Is anyone else as fascinated with the idea of user-created metadata, such as tags, as I am? I think it’s the democratization of the classification process that attracts me to it so much. There just seems to be such potential for organically, publicly derived classification systems for data! By allowing user-created metadata derived from an open-ended ability to apply adjectives to an object (say, an emotion-related adjective or a temporal adjective, e.g., ‘morning’ to an artifact that is about neither morning nor emotion directly) can potentially shed so much new light onto the ways that information users interact with artifacts of all types from books, to signs, to images and those things represented in images… This process could yield such a font of data for analysis!

Dublin Core Data Model article

What strikes me the most about this article and the DCDM idea is the linguistic barrier it potentially faces with regard to its ‘internationalization’ goal. Even with a drastically limited set of appropriate, agreed-upon modifiers, it seems likely that linguistic barriers will be met.

It’s an old-hat notion that different languages have different words with different connotations for similar concepts. (There is, for example, no word for ‘home’ in French—there is only the word ‘maison,’ which is the equivalent of ‘house.’ Similar concepts, but different connotations entirely.) Given situations like this, it seems that DCDM would require the use of an artificial language like Esperanto, or else would require acceptance of certain linguistic barriers that cannot be crossed short of widespread possession of multilingual capabilities on the part of catalogers and users.
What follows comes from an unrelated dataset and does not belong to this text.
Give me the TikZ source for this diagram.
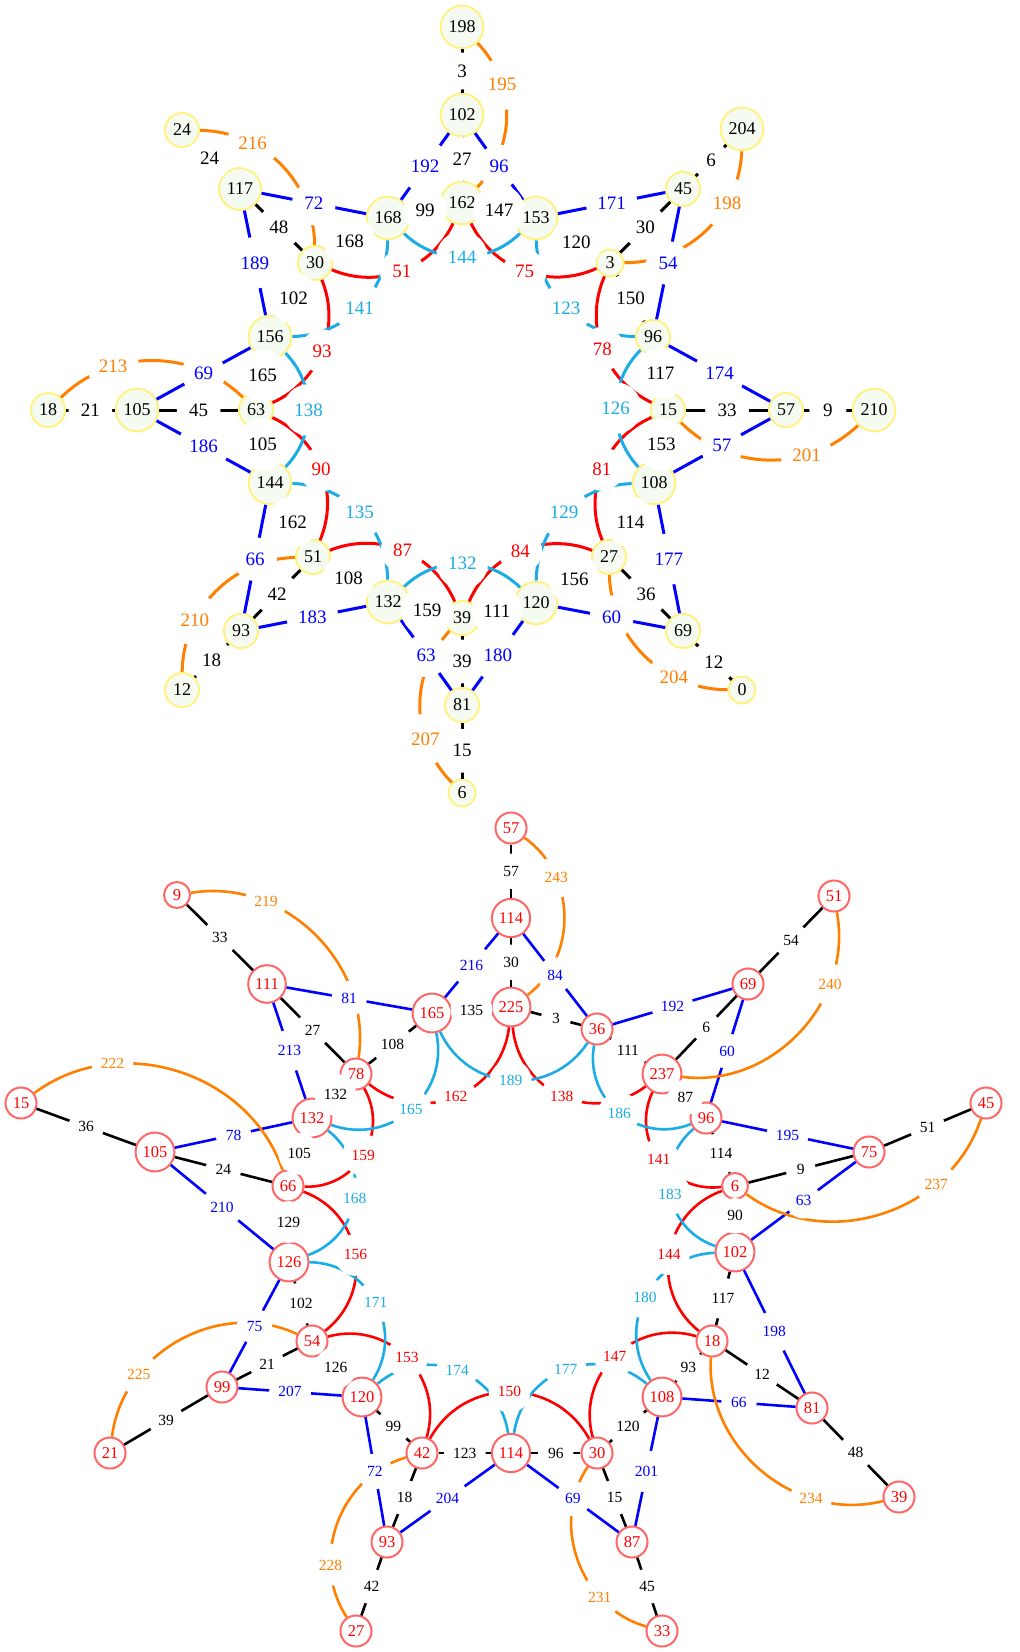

Maybe this is shortsighted on my part? Too nitpicky?

Furthermore, it seems possible (though I’m not making this point as a whole-hearted supporter of it) that such homogenization of classification protocol could serve to diminish the cultural eccentricities we’ve all come to know, love and study as scholarly researchers. Again, maybe this is only an over-simplification on my part.

How do we establish universal classification schemas without overriding distinct cultural schemas? Is this question an over-reaction?